We are often told, in our modern practices that asanas need to be practiced with a goal in mind. We are told that we need to be deeper in a posture, or we need to perfect our balance poses. But when we understand the ancient science of Hatha Yoga we understand that we must return to the most basic of all yoga instruction “Sthira sukham asanam” or “asana is a steady and comfortable pose.”
This seemingly simple phrase is not only about how we should practice our asanas, but it is also about how we can move through life. We need to be steady in our intention, both in our practice and our lives, and we need to be comfortable with who we are. This could be the greatest gift that yoga has to offer the world right now: the possibility to be comfortably at peace with who we are and our place in the world. It is only from this place of acceptance that equanimity and compassion can grow.

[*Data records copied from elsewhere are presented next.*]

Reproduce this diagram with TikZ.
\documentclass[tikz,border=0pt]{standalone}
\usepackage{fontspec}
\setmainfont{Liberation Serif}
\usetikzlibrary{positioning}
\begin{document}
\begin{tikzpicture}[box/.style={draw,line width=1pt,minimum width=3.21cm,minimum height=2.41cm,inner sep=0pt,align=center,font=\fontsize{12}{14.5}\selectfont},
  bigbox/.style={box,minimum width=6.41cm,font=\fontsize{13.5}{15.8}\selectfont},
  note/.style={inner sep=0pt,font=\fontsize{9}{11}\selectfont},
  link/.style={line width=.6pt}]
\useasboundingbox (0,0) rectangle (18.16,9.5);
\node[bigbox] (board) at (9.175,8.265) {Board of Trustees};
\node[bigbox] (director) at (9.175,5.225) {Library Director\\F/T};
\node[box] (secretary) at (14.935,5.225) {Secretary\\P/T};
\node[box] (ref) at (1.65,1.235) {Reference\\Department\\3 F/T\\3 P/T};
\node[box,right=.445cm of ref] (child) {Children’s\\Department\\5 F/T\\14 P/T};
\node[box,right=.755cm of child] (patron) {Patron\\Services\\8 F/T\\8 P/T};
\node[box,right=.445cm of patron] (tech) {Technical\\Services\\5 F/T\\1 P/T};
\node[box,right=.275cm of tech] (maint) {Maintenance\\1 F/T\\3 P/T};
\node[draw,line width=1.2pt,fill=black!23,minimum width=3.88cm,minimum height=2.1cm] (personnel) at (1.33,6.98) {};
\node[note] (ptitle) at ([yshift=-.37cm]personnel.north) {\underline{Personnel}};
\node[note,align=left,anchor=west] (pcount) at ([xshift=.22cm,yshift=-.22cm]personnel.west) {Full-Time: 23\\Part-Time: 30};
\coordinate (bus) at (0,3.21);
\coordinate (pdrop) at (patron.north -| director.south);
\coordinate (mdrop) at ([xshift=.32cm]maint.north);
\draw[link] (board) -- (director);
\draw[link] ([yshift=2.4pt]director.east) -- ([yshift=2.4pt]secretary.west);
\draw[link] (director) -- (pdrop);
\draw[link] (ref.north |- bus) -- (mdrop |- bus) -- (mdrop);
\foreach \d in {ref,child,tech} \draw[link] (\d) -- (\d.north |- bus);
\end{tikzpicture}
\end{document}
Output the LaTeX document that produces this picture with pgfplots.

In order to achieve comfort and ease in a pose, it is important to adjust your practice to your abilities. In terms of strength, this means you can increase the load step by step. The same applies to flexibility. Therefore, each pose consists of different steps and options. When you can hold a pose for a longer period of time, you can proceed to a longer duration or to the next level of difficulty. This makes Hatha Yoga a gradual process of transformation.
The principle of non-violence (ahimsa) in Hatha Yoga
Also the philosophical principles from the Yamas: ahimsa, or non-violence is beautifully reflected in such a transformative way of practicing. You should practice in such a way that you do not harm yourself. Instead of focusing on the shape and forcing your body into the pose, it is better to notice where your body is still sufficiently comfortable. Practicing in the long term, with patience, may get you to the point where you are comfortable in a more advanced pose. But remember: this advanced pose is not the goal!
In conclusion, contrary to the image of yoga that dominates today, yoga is not solely about the poses. Its roots can be found in ancient philosophy, which focuses on self-realization. When practiced accordingly yoga should lead to mental, physical and spiritual balance. Ultimately, Hatha Yoga is a discipline that aims to cultivate insights into the true Self.